日立製作所は8月31日、コンシューマ向けPC 2005年秋冬モデルとして「Prius」Nシリーズ9モデルを発表、9月10日より順次発売する。
ラインアップは、デュアルコアPentium D/HDMI端子を搭載し、静音薄型筐体を採用するホームサーバPC「Prius Deck」シリーズ2モデル、地上波デジタルチューナー搭載/ハイビジョン映像用の独自高画質化LSIを搭載するモデルを揃えた「Prius Air」シリーズ3モデル、液晶一体型デスクトップ「Prius Air One」シリーズ、15インチラスタビュー液晶搭載のノートモデル「Prius Note」シリーズ3モデルの計4シリーズ9モデル。
・「Prius Air」「Prius Air One」シリーズ詳細
今回のモデルのテーマは「ハイビジョン全面展開」。同社リビングルーム設置向け大画面TVやデジタルレコーダーシリーズとなる「Wooo」、そしてパーソナル向け家電融合化PCを「Prius」と互いを“ワールド”というくくりで位置付け、家庭内利用において高度に融合させるデジタルホーム的な使い方を提案している。

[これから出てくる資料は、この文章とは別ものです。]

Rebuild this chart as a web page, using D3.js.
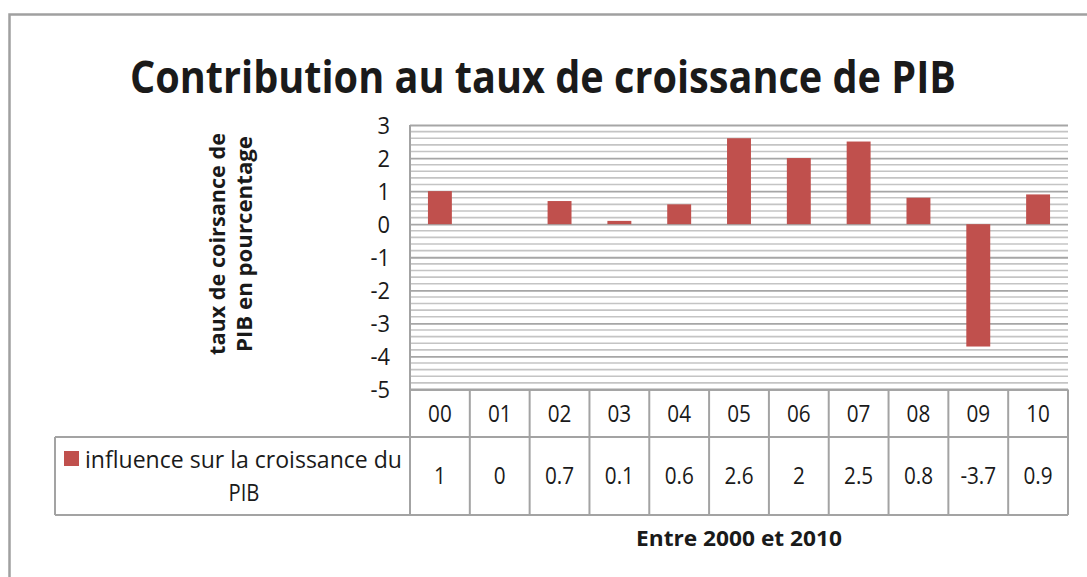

従来の3種の神器といわれる「薄型TV/DVDレコーダー/デジカメ」から進化する形として、同社では「ハイビジョン薄型TV/ハイビジョンHDD・DVDアプライアンス/ハイビジョンブロードバンドPC」を次世代3種の神器として設定した。それら3種はデジタルハイビジョン放送/IPネットワーク/高速無線ネットワークといったインフラないしHDMIなどのデジタル端子にて接続されることにより、家庭内におけるハイビジョンデジタルホーム製品を構成し、それら製品群となる「次世代3種の神器」事業に経営資産を集中させていく方針。
現在、電話・インターネット・映像配信を、具体的には映像や音声、データを一括して配信する“トリプルプレイ”サービスの主導権争いが激化している。高速データ通信の定額化・1セグ放送、無線LANスポットのエリア拡大・FTTHエリア拡大、地デジ放送エリア拡大・地デジ専用チューナーといったインフラ面の普及過渡期にあるためだ。
ただしこのことは、それらを構築するインフラ・事業者視点となっており、「それとは別にユーザー視点で考えて何が提供できるかということが重要」と同社コンシューマ事業統括本部CMO兼開発本部長 大石志郎氏は語る。
同社が考える、ユーザー視点でトリプルプレイ活用スタイルは以下の通りとなっている。
携帯情報機器(電話) | 0フィートアプリ(身にまとって視聴) | 音楽プレーヤー・携帯電話 |
PC(インターネット) | 2フィートアプリ(向かい合って見て視聴) | ハイビジョンPrius(地デジチューナー/HDDレコーダー/PC機能) |
TV(映像) | 10フィートアプリ(ゆったり、はなれて視聴) | ハイビジョンディスプレイ(Priusの映像アプリケーションを表示) |
これらトリプルプレイを構成する中心となるのが、ブロードバンドPCと位置付けられた「Prius(Deck/Air)」シリーズとなる。「いいとこ観」機能などが備わるメディアセンター的ソフトウェア、HDMI端子(Prius Deckシリーズ)、地デジチューナー・D端子(Prius Air)の搭載を特徴としている。なおPrius Deckでは20インチワイドと向かい合って使用するときに程度なサイズのPC専用ディスプレイを付属させるといった、今回新シリーズの仕様や構成もその想定構想から来ているという(従来は、23インチWoooを付属するモデルも存在した)。
やみくもにPCをAV家電化させる(=リビング用途の大型ディスプレイを付属する)のではなく、家電のWoooとPCのPriusを家庭内で融合させる、つまりPCはPCとして、大画面で視聴する場合は別途好みで、そのためのHDMI/D端子を標準で搭載という考え方となっている。
PCを完全にリビングルーム設置型とし、大型TV兼用とするディスプレイが付属するシャープ「Mebius PC-TX32J」や、そもそもを一体型とする富士通「FMV-DESKPOWER TX」、日本電気「VALUESTAR W」などの他社大画面テレパソを軸にする考え方とは、似ているようで若干異なるところにが興味深い。同社はこのPrius Nシリーズ全体で計10万台の出荷を目標としている。
ハイビジョン・デジタル放送/トリプルプレイサービスの本格化により、ユーザーニーズがどのように遷移するかも想定した“新たなテレパソ”の提供が今後の軸になっていくといえそうだ。